» Exercise task: Nothing outside the lines from the one containing "Clone this chart in D3.js." down to the one containing "1042 / tw);" belongs in the copy; print that span exactly, both ends included, with pictures removed.

» Items:
========================

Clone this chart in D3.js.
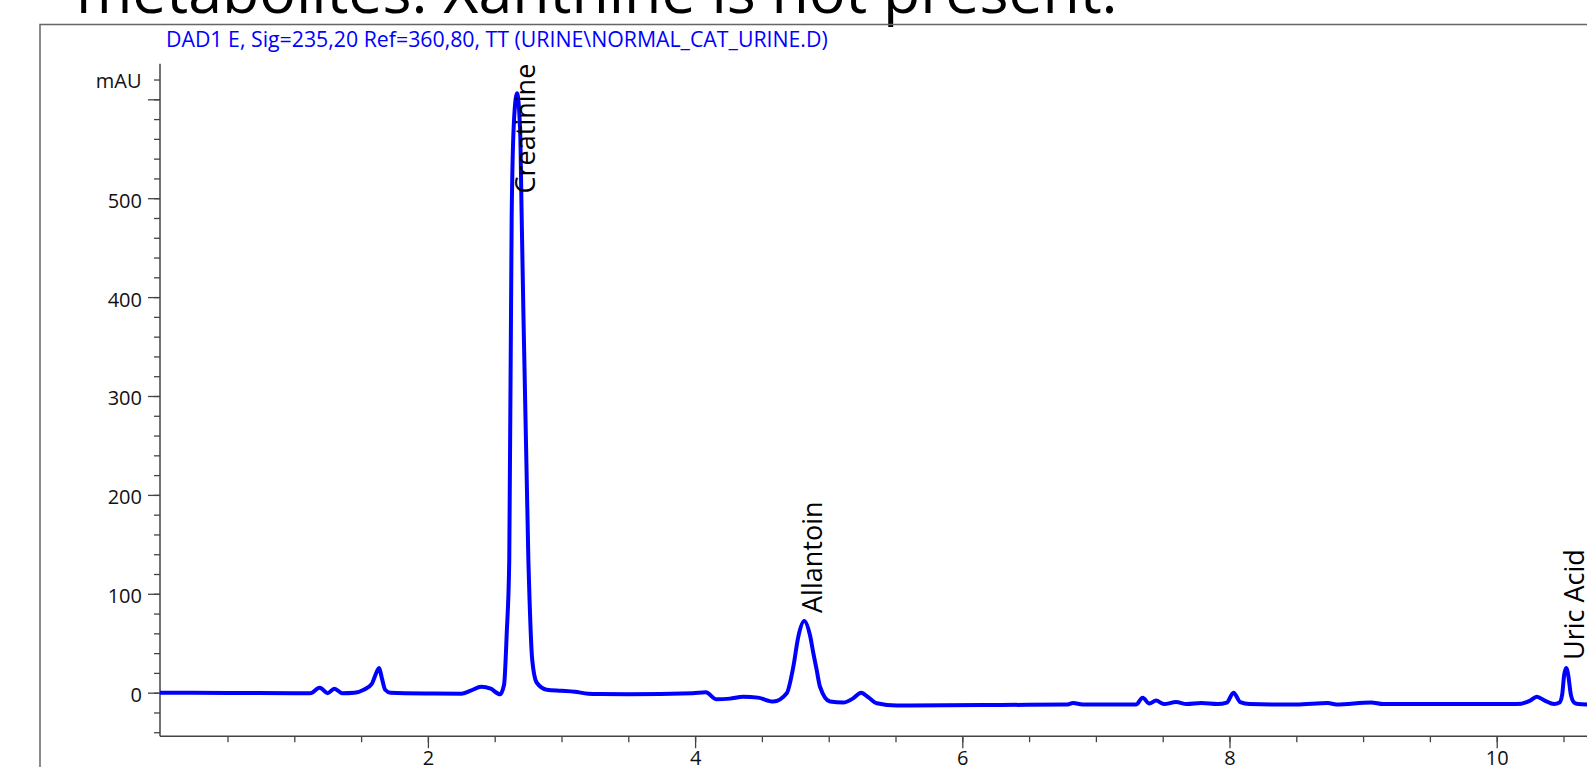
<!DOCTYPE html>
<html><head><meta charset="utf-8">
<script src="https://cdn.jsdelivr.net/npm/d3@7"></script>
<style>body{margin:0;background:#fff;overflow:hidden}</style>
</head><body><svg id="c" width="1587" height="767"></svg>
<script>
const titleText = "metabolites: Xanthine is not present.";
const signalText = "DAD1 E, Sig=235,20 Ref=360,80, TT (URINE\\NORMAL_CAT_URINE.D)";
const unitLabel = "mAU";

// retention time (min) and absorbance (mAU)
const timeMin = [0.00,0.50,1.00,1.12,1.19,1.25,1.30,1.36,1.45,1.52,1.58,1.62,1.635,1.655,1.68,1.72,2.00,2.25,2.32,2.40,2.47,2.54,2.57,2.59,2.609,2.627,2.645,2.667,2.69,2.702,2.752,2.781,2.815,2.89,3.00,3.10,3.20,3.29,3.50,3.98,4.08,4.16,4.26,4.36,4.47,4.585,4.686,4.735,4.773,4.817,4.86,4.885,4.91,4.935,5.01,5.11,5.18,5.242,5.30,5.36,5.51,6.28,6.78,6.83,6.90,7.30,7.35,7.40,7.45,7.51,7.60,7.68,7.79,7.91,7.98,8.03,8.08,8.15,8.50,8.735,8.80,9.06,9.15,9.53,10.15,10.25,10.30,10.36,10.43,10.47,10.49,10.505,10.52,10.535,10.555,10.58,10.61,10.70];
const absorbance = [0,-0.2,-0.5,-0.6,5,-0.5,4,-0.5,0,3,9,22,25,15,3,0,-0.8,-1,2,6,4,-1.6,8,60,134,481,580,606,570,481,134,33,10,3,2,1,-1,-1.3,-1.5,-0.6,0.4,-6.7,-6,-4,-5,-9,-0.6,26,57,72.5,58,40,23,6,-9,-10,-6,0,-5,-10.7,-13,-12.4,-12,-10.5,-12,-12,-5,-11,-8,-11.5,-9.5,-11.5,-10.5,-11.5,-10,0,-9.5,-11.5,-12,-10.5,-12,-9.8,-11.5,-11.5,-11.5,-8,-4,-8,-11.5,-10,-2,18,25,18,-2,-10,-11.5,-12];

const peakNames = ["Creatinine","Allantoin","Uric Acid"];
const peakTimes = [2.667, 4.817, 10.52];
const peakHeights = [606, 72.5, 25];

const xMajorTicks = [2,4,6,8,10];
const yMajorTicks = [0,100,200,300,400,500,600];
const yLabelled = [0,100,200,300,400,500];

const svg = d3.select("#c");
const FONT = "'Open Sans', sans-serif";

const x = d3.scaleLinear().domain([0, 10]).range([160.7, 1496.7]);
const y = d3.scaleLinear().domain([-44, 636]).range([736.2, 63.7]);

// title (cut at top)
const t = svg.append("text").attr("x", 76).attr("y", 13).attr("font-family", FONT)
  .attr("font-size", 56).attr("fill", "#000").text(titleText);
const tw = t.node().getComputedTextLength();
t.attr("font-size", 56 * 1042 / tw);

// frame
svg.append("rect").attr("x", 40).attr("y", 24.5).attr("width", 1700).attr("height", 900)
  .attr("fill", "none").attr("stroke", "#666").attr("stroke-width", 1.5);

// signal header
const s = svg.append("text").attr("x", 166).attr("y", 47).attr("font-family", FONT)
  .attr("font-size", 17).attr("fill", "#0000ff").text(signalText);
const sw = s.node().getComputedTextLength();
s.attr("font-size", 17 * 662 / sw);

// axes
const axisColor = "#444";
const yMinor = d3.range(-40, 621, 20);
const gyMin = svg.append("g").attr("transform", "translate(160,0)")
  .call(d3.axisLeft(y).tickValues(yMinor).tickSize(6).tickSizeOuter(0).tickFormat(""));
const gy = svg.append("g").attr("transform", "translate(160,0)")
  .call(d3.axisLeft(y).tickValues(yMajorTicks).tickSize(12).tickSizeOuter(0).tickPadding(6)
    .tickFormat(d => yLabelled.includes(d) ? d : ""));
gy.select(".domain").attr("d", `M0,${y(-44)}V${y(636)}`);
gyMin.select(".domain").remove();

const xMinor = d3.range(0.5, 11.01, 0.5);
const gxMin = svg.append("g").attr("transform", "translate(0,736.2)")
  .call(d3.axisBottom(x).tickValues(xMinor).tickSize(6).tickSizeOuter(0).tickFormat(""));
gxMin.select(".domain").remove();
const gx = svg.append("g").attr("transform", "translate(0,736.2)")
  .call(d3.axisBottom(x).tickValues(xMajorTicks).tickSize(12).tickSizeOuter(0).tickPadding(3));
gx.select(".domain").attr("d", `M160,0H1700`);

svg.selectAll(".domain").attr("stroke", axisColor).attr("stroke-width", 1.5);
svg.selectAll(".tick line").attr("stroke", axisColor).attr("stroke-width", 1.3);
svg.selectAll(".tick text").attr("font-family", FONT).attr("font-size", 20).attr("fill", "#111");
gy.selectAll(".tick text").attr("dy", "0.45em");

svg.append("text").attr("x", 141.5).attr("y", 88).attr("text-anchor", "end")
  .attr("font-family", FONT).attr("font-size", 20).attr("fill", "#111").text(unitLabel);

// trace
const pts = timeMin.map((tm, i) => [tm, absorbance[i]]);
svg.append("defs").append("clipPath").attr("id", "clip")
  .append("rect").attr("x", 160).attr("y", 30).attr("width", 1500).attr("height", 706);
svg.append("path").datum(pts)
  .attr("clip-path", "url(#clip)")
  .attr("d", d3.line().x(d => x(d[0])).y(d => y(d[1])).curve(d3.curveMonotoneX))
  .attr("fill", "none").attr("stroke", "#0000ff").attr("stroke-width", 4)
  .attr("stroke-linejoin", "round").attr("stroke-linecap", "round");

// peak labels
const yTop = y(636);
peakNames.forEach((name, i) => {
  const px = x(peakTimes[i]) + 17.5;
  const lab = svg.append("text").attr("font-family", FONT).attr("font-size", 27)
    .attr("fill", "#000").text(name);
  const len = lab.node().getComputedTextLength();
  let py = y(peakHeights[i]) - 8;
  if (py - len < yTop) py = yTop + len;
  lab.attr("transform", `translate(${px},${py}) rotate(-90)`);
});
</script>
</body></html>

========================

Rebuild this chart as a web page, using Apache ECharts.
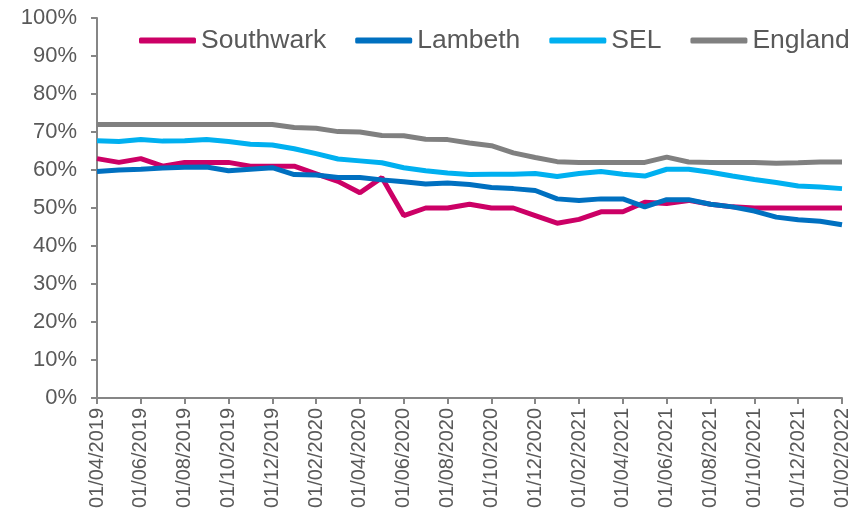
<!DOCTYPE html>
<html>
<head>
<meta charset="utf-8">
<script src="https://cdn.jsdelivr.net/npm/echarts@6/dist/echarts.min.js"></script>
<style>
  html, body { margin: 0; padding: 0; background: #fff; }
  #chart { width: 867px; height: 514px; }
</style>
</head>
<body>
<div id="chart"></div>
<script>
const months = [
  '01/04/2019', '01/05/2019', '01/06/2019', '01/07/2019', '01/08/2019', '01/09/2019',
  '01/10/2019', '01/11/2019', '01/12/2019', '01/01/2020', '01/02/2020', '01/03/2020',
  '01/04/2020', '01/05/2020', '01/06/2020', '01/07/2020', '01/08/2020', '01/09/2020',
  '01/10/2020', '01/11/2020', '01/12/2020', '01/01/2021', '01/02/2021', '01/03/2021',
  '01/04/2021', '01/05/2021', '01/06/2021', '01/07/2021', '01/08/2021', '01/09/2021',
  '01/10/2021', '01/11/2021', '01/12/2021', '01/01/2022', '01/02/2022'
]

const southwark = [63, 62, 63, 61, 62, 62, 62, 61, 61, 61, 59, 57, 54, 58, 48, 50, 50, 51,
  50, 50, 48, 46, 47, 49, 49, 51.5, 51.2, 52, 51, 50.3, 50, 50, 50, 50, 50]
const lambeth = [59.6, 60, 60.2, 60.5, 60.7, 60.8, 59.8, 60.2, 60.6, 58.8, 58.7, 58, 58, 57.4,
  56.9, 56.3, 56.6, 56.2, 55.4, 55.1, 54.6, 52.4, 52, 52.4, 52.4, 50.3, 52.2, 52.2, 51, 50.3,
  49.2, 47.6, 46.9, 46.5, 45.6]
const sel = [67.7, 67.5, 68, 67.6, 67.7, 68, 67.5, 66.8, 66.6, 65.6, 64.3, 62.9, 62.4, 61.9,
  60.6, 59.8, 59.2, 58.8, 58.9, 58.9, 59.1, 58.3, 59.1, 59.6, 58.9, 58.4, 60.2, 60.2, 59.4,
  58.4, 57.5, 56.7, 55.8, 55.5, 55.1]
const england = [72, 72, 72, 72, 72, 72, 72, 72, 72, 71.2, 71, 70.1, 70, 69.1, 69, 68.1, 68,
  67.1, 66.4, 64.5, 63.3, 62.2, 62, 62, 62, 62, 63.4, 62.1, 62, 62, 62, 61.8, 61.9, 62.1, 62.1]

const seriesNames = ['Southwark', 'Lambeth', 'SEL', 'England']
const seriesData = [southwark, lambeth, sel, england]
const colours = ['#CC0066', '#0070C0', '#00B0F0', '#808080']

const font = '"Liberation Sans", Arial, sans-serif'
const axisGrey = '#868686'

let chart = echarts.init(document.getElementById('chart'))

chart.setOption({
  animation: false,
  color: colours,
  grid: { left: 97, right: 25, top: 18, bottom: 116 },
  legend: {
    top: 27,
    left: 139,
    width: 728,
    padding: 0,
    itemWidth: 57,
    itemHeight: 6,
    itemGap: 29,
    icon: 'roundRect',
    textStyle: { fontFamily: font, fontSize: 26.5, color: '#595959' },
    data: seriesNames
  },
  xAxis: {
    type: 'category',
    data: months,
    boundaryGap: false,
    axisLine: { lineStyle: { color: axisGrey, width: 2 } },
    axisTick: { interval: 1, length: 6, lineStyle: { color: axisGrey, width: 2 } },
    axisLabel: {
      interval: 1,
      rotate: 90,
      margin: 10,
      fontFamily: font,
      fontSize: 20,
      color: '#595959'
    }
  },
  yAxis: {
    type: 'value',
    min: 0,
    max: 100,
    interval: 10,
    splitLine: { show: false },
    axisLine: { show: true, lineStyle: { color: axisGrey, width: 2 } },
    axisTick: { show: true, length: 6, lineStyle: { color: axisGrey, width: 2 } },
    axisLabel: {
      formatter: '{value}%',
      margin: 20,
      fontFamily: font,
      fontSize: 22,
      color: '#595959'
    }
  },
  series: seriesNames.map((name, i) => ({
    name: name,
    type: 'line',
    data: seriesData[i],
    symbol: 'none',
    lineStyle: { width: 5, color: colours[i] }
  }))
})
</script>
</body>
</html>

========================

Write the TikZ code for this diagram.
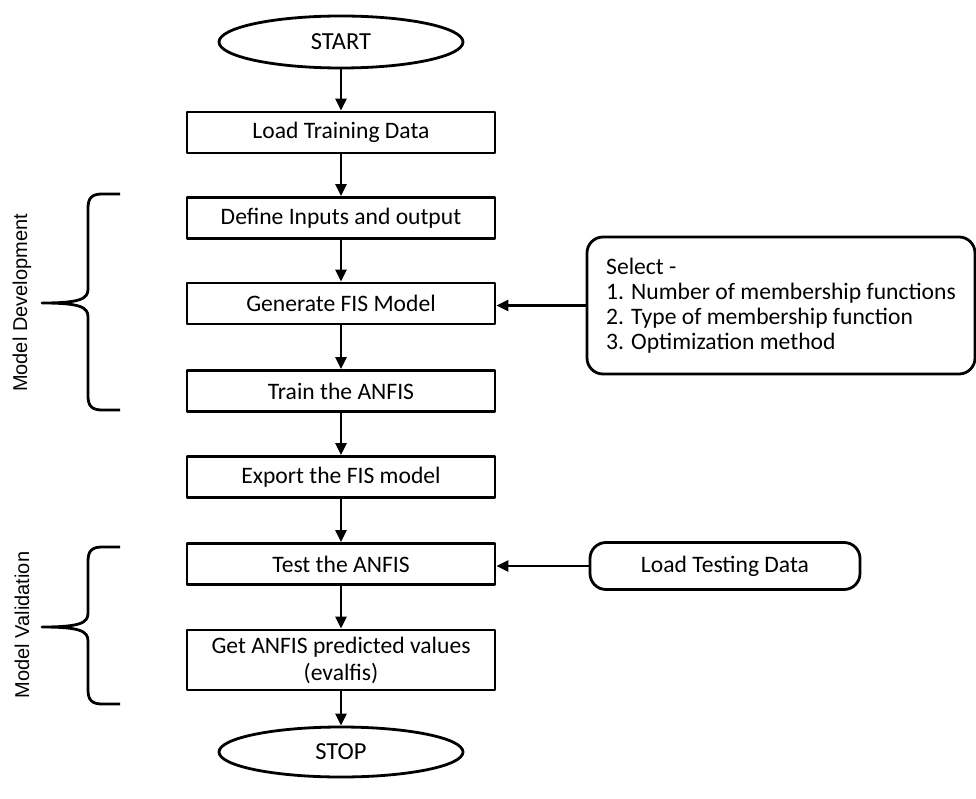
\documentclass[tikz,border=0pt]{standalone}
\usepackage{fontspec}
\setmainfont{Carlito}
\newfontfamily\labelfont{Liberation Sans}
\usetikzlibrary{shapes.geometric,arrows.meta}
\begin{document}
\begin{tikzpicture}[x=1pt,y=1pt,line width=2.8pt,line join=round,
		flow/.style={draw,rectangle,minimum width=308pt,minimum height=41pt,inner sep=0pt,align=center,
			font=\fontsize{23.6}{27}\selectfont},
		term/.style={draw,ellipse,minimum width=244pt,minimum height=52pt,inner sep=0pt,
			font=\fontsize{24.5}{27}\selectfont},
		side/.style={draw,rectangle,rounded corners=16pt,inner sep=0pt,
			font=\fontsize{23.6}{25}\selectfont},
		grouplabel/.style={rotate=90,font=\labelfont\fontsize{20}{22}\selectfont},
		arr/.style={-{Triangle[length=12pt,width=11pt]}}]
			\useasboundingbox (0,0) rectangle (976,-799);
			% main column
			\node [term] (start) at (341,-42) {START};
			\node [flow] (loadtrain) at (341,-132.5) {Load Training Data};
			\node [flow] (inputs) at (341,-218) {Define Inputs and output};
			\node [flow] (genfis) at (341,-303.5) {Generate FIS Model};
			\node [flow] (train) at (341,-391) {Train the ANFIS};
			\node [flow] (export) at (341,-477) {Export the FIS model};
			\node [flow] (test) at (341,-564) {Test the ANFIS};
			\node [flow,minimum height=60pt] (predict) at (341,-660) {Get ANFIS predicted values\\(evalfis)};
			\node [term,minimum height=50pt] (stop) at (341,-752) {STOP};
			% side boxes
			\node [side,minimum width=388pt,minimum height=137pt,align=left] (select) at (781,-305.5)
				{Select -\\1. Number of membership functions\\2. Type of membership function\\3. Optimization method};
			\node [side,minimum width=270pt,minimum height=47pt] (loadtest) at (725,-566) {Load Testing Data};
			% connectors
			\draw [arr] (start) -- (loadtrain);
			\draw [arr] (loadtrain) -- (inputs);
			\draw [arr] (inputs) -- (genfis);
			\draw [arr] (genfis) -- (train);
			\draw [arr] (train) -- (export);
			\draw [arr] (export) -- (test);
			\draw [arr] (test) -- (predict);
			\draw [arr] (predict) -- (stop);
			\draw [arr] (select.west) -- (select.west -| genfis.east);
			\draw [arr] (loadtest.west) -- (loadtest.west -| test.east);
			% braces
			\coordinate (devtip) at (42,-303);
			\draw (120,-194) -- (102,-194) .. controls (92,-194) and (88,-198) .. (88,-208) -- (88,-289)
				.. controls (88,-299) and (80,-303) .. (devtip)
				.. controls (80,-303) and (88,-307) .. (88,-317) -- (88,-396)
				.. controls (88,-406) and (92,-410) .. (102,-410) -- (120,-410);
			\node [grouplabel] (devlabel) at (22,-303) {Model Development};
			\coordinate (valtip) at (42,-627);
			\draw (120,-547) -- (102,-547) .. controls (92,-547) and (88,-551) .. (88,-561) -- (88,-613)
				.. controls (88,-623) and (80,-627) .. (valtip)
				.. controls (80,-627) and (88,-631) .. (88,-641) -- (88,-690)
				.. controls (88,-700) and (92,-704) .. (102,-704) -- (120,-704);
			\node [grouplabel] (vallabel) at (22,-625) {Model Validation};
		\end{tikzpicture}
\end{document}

========================

» Solution for this exercise:
Clone this chart in D3.js.
<!DOCTYPE html>
<html><head><meta charset="utf-8">
<script src="https://cdn.jsdelivr.net/npm/d3@7"></script>
<style>body{margin:0;background:#fff;overflow:hidden}</style>
</head><body><svg id="c" width="1587" height="767"></svg>
<script>
const titleText = "metabolites: Xanthine is not present.";
const signalText = "DAD1 E, Sig=235,20 Ref=360,80, TT (URINE\\NORMAL_CAT_URINE.D)";
const unitLabel = "mAU";

// retention time (min) and absorbance (mAU)
const timeMin = [0.00,0.50,1.00,1.12,1.19,1.25,1.30,1.36,1.45,1.52,1.58,1.62,1.635,1.655,1.68,1.72,2.00,2.25,2.32,2.40,2.47,2.54,2.57,2.59,2.609,2.627,2.645,2.667,2.69,2.702,2.752,2.781,2.815,2.89,3.00,3.10,3.20,3.29,3.50,3.98,4.08,4.16,4.26,4.36,4.47,4.585,4.686,4.735,4.773,4.817,4.86,4.885,4.91,4.935,5.01,5.11,5.18,5.242,5.30,5.36,5.51,6.28,6.78,6.83,6.90,7.30,7.35,7.40,7.45,7.51,7.60,7.68,7.79,7.91,7.98,8.03,8.08,8.15,8.50,8.735,8.80,9.06,9.15,9.53,10.15,10.25,10.30,10.36,10.43,10.47,10.49,10.505,10.52,10.535,10.555,10.58,10.61,10.70];
const absorbance = [0,-0.2,-0.5,-0.6,5,-0.5,4,-0.5,0,3,9,22,25,15,3,0,-0.8,-1,2,6,4,-1.6,8,60,134,481,580,606,570,481,134,33,10,3,2,1,-1,-1.3,-1.5,-0.6,0.4,-6.7,-6,-4,-5,-9,-0.6,26,57,72.5,58,40,23,6,-9,-10,-6,0,-5,-10.7,-13,-12.4,-12,-10.5,-12,-12,-5,-11,-8,-11.5,-9.5,-11.5,-10.5,-11.5,-10,0,-9.5,-11.5,-12,-10.5,-12,-9.8,-11.5,-11.5,-11.5,-8,-4,-8,-11.5,-10,-2,18,25,18,-2,-10,-11.5,-12];

const peakNames = ["Creatinine","Allantoin","Uric Acid"];
const peakTimes = [2.667, 4.817, 10.52];
const peakHeights = [606, 72.5, 25];

const xMajorTicks = [2,4,6,8,10];
const yMajorTicks = [0,100,200,300,400,500,600];
const yLabelled = [0,100,200,300,400,500];

const svg = d3.select("#c");
const FONT = "'Open Sans', sans-serif";

const x = d3.scaleLinear().domain([0, 10]).range([160.7, 1496.7]);
const y = d3.scaleLinear().domain([-44, 636]).range([736.2, 63.7]);

// title (cut at top)
const t = svg.append("text").attr("x", 76).attr("y", 13).attr("font-family", FONT)
  .attr("font-size", 56).attr("fill", "#000").text(titleText);
const tw = t.node().getComputedTextLength();
t.attr("font-size", 56 * 1042 / tw);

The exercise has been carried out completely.